The website monitor went off at 6 a.m. Something was wrong with one of our sites. I pulled up the alert, looked at the flagged section, and everything looked fine to me. I closed the laptop and went back to my coffee.
That happened six times over two weeks. Five of those times, I was right to dismiss it. The sixth time, I was wrong – and a real bug had been sitting there, visible to customers, for longer than I’d like to admit.
When website monitoring alerts cry wolf
We run automated website monitoring that checks our sites regularly and flags anything that looks off. It compares page sections against a baseline – layout, content, key elements. When something drifts far enough from the baseline, it fires an alert.
The problem is that not every change is a problem. A font loads slightly differently on a Tuesday. An image swaps out because we updated the gallery. The comparison tool sees the difference and sends the alarm. Five of our six recent alerts fell into that category: legitimate changes the monitor didn’t recognize as intentional.
The issue with that pattern is obvious. Once alerts fire often enough for non-problems, you start dismissing them faster. Your response time to a real issue quietly gets worse.
So we dug into every one of those six alerts properly, traced each one back to its actual root cause, and fixed the detection logic where it was overly sensitive. That part is maintenance work. Not exciting. Worth doing.
The real bug: a project gallery failed on first load
The sixth alert pointed to a project gallery section – the part of a page that shows photos of completed work. When I loaded the page and clicked around, it looked fine. Images loaded, captions appeared, everything worked.
What I hadn’t done was run a first-load website test: load the page fresh and just wait.
A customer who lands on that page for the first time, scrolls to the gallery section, and doesn’t immediately click on anything – they would have seen a blank space. The gallery wasn’t rendering on initial page load. It only appeared after some interaction triggered a refresh.
We’d been testing from inside the system, navigating page to page while logged in. The bug only appeared when you came in cold, the way a real visitor does. Once we loaded pages fresh from outside, the issue was obvious. Fix took less than an hour once we understood it.
The lesson: test from the outside. Your workflow and your customers’ workflow are not the same path.
Backup verification has to check the destination
During this same debugging window, we found something unrelated but equally worth writing about.
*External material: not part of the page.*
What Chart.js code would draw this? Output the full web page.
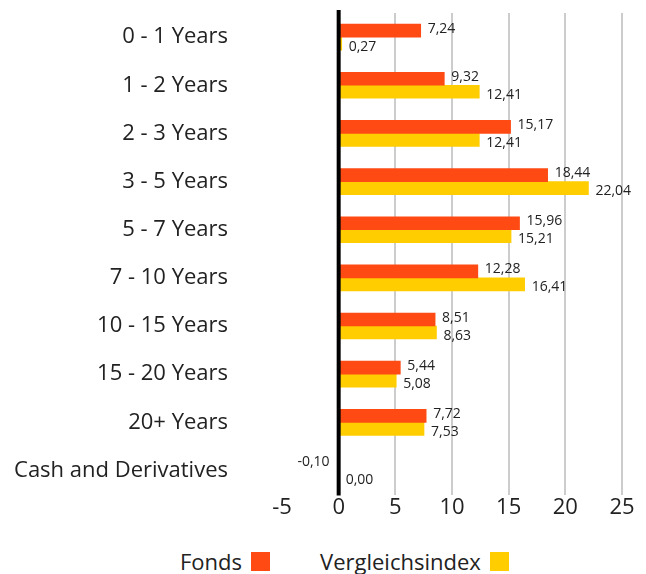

Our automated backups were running. They were completing. They reported success. But we hadn’t looked closely at where the files were actually landing. When we checked, they’d been routing to the wrong cloud account – one we had access to, technically, but not the right destination for a real recovery scenario.
For weeks, our backups were “working” – no error ever appeared. But if we’d needed to restore something, we’d have been digging in the wrong place under pressure.
The rule we wrote after this: backups must fail in a way you notice, not succeed in a way you never verify. An automated process that completes quietly and routes output somewhere wrong is worse than one that breaks loudly. A loud failure gets fixed. A silent mismatch can sit there for months.
Now our backup jobs verify destination and file count as part of their completion check. If the numbers don’t match expectations, the alert goes to a human. Not a log entry. A human.
Verify backups before website upgrades
In the same week, we upgraded WordPress to version 7.0. New security patches, compatibility updates, the usual.
The rule before any significant website upgrade is simple: confirm the backup exists and that you can actually restore from it, then proceed. Not “I think the backup ran.” Confirm it. Pull a recent file from it.
The upgrade went fine. But that discipline is what makes an upgrade something you do on a Tuesday afternoon instead of scheduling a Saturday for it. A verified backup means a bad upgrade is a two-hour recovery, not a crisis.
Using an AI coordinator without giving it the keys
One more thing worth explaining: we started using an AI coordinator we call “jefe.” The name is intentional. Jefe’s job is to direct, not to do.
When we have a complex task, jefe breaks it into pieces, assigns each piece to a specialized AI assistant, and collects the results. It never edits a file or makes a change directly. It only coordinates.
I built it this way because I watched what went wrong when a single AI assistant tried to handle too many things at once: mixed-up context, lost steps, fixes from one area getting applied to problems in another. One coordinator plus focused specialists plus a human reviewing the output works noticeably better than one assistant trying to do everything.
The structure matters more to me than whichever model happens to be newest that week: a director that does not touch the work, specialists that stay in their lane, and a human who checks before anything ships. That is how I keep AI useful without letting it run the business by itself.
Tuning monitoring alerts lowers noise but adds risk
Jefe can delegate to the wrong specialist, or two specialists can return conflicting answers. The human review step isn’t optional or a formality. More than once, the consolidated report has included a finding that was just wrong, and a human caught it.
The monitoring tuning is also not a permanent fix. Reducing false positives means the thresholds are less sensitive, which means a real issue might take slightly longer to trigger. We accepted that tradeoff deliberately and will revisit it if something slips through.
Check one automated business process this week
Pick one automated process in your business this week – a backup job, a scheduled report, a recurring email – and check the actual output, not just whether it ran. Did the backup land where you expected? Does the file open? Is the report showing the right data?
This takes about five minutes. It has saved us more than once.